We all live by making assumptions. I turn the kettle on and it will boil the water. It will be daylight when I wake up. When I go to sleep, I will wake up. These assumptions aren’t always right though. The light doesn’t come on when I flick the switch because the bulb is broken. The allen key wasn’t replaced because the rest of the set was misplaced. The toolbox wasn’t at the bottom of the stairs because someone felt it was in the way. It wasn’t a blue sky when I opened the curtains this morning because for the first time in what feels like a month, there was 100% cloud cover.

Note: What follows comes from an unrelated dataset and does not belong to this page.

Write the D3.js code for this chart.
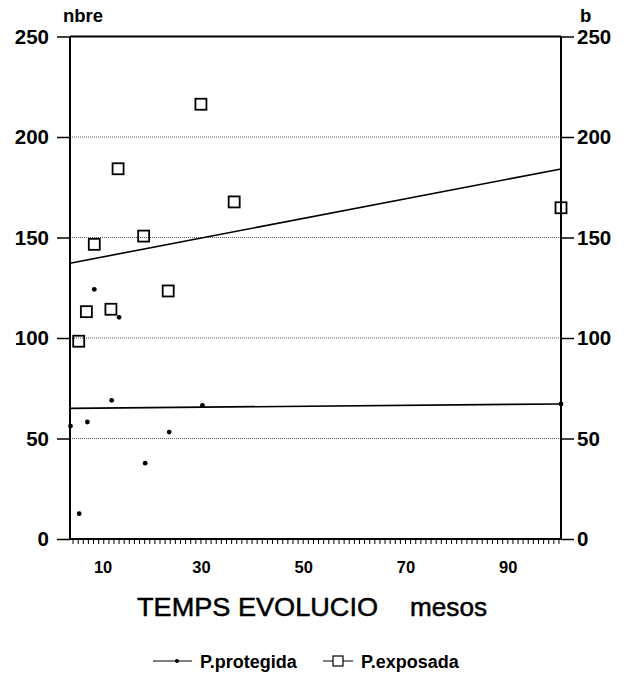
<!DOCTYPE html>
<html>
<head>
<meta charset="utf-8">
<script src="https://cdn.jsdelivr.net/npm/d3@7"></script>
<style>
  html, body { margin: 0; padding: 0; background: #fff; }
  svg { display: block; }
  text { font-family: "Liberation Sans", Arial, Helvetica, sans-serif; fill: #000; }
</style>
</head>
<body>
<svg id="chart" width="630" height="682"></svg>
<script>
// Months of evolution (x) and counts for the protected and exposed plots
const protegidaMonths = [4.6, 6.3, 7.9, 9.25, 12.65, 14.1, 19.2, 23.9, 30.4, 100.5];
const protegidaValues = [56.2, 12.6, 58.2, 124.2, 69, 110.3, 37.7, 53.2, 66.5, 67.2];
const exposadaMonths = [6.2, 7.7, 9.25, 12.5, 13.9, 18.9, 23.7, 30.1, 36.6, 100.5];
const exposadaValues = [98.4, 113.1, 146.6, 114.3, 184.2, 150.7, 123.4, 216.3, 167.7, 164.8];

// Fitted trend lines (start and end values over the x domain)
const protegidaTrend = [[4.5, 65.0], [100.5, 67.2]];
const exposadaTrend = [[4.5, 137.2], [100.5, 184.1]];

const xTickLabels = [10, 30, 50, 70, 90];
const yTickLabels = [0, 50, 100, 150, 200, 250];
const gridValues = [50, 100, 150, 200];

const seriesNames = ["P.protegida", "P.exposada"];
const axisTitle = "TEMPS EVOLUCIO";
const axisUnit = "mesos";
const leftUnit = "nbre";
const rightUnit = "b";

const svg = d3.select("#chart");
const x = d3.scaleLinear().domain([4.5, 100.5]).range([70, 561]);
const y = d3.scaleLinear().domain([0, 250]).range([539, 36.5]);

const x0 = x.range()[0], x1 = x.range()[1];

// Dotted horizontal grid
svg.append("g").selectAll("line").data(gridValues).join("line")
  .attr("x1", x0).attr("x2", x1)
  .attr("y1", d => y(d)).attr("y2", d => y(d))
  .attr("stroke", "#555").attr("stroke-width", 1)
  .attr("stroke-dasharray", "1,1");

// Left axis
const leftAxis = d3.axisLeft(y).tickValues(yTickLabels).tickSize(13).tickPadding(8);
const gl = svg.append("g").attr("transform", `translate(${x0},0)`).call(leftAxis);
gl.select(".domain").attr("d", `M0,${y(0)}V${y(250)}`).attr("stroke-width", 2);
gl.selectAll(".tick line").attr("stroke-width", 1.5);
gl.selectAll(".tick text")
  .attr("font-size", 20.5).attr("font-weight", "bold")
  .attr("font-family", "Liberation Sans, Arial, sans-serif");

// Right axis
const rightAxis = d3.axisRight(y).tickValues(yTickLabels).tickSize(13).tickPadding(3);
const gr = svg.append("g").attr("transform", `translate(${x1},0)`).call(rightAxis);
gr.select(".domain").attr("d", `M0,${y(0)}V${y(250)}`).attr("stroke-width", 2);
gr.selectAll(".tick line").attr("stroke-width", 1.5);
gr.selectAll(".tick text")
  .attr("font-size", 20.5).attr("font-weight", "bold")
  .attr("font-family", "Liberation Sans, Arial, sans-serif");

// Top frame line
svg.append("line")
  .attr("x1", x0).attr("x2", x1)
  .attr("y1", y(250)).attr("y2", y(250))
  .attr("stroke", "#000").attr("stroke-width", 2);

// Bottom axis with one tick per month
const minorTicks = d3.range(5, 101, 1);
const bottomAxis = d3.axisBottom(x).tickValues(minorTicks).tickSize(5).tickFormat("");
const gb = svg.append("g").attr("transform", `translate(0,${y(0)})`).call(bottomAxis);
gb.select(".domain").attr("d", `M${x0},0H${x1}`).attr("stroke-width", 2);
gb.selectAll(".tick line").attr("stroke-width", 1);

svg.append("g").selectAll("text").data(xTickLabels).join("text")
  .attr("x", d => x(d) + (d === 10 ? 5 : 1)).attr("y", y(0) + 34)
  .attr("text-anchor", "middle")
  .attr("font-size", 16.5).attr("font-weight", "bold")
  .text(d => d);

// Axis unit labels above each vertical axis
svg.append("text").attr("x", x0 - 7).attr("y", 22)
  .attr("font-size", 18.5).attr("font-weight", "bold").text(leftUnit);
svg.append("text").attr("x", x1 + 19).attr("y", 22)
  .attr("font-size", 18.5).attr("font-weight", "bold").text(rightUnit);

const title = svg.append("text").attr("y", 616).attr("font-size", 25)
  .attr("stroke", "#000").attr("stroke-width", 0.5);
title.append("tspan").attr("x", 137).attr("textLength", 241)
  .attr("lengthAdjust", "spacingAndGlyphs").text(axisTitle);
title.append("tspan").attr("x", 410).attr("textLength", 77)
  .attr("lengthAdjust", "spacingAndGlyphs").text(axisUnit);

// Trend lines
const line = d3.line().x(d => x(d[0])).y(d => y(d[1]));
svg.append("path").datum(exposadaTrend).attr("d", line)
  .attr("fill", "none").attr("stroke", "#000").attr("stroke-width", 1.6);
svg.append("path").datum(protegidaTrend).attr("d", line)
  .attr("fill", "none").attr("stroke", "#000").attr("stroke-width", 1.6);

// Protected points: small dots
svg.append("g").selectAll("circle")
  .data(d3.zip(protegidaMonths, protegidaValues)).join("circle")
  .attr("cx", d => x(d[0])).attr("cy", d => y(d[1]))
  .attr("r", 2.4).attr("fill", "#000");

// Exposed points: open squares
const sq = 11;
svg.append("g").selectAll("rect")
  .data(d3.zip(exposadaMonths, exposadaValues)).join("rect")
  .attr("x", d => x(d[0]) - sq / 2).attr("y", d => y(d[1]) - sq / 2)
  .attr("width", sq).attr("height", sq)
  .attr("fill", "none").attr("stroke", "#000").attr("stroke-width", 1.8);

// Legend
const ly = 661;
const leg = svg.append("g");
leg.append("line").attr("x1", 153).attr("x2", 192).attr("y1", ly).attr("y2", ly)
  .attr("stroke", "#000").attr("stroke-width", 1);
leg.append("circle").attr("cx", 177).attr("cy", ly).attr("r", 2).attr("fill", "#000");
leg.append("text").attr("x", 200).attr("y", ly + 7)
  .attr("font-size", 18).attr("font-weight", "bold").text(seriesNames[0]);

leg.append("line").attr("x1", 323).attr("x2", 353).attr("y1", ly).attr("y2", ly)
  .attr("stroke", "#000").attr("stroke-width", 1);
leg.append("rect").attr("x", 333).attr("y", ly - 5).attr("width", 10).attr("height", 10)
  .attr("fill", "#fff").attr("stroke", "#000").attr("stroke-width", 1.2);
leg.append("text").attr("x", 361).attr("y", ly + 7)
  .attr("font-size", 18).attr("font-weight", "bold").text(seriesNames[1]);
</script>
</body>
</html>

It is how we deal with the situations when our assumptions are wrong that marks us out as a person. My reaction marks me as autistic. I can feel overwhelmed when my assumptions are challenged and it can build up to a point when I am unable to function. I need time to process the situation and work out a response. Sometimes I deal with the situation by not acknowledging it. Sometimes this works because the issue disappears through time but often it doesn’t and I am left with lots of things that haven’t been dealt with. I wonder if this is at the root of my depression. Certainly as I move around the house and the garden, I am aware of so many things I have ignored or am ignoring. It begins to feel overwhelming and I force myself to stop. I force myself to write because that helps me. Writing though also gives me space to feel waves of anxiety.
And you know I think that is a positive thing. It feels horrible at the moment but I think that if I am to find my authentic self, I need to go through this pain. I need to use this hurt to identify the issues that hold me back. Becoming aware and keeping that awareness alive then provides me with an opportunity to become the guy hiding inside. A guy I think might be pretty awesome.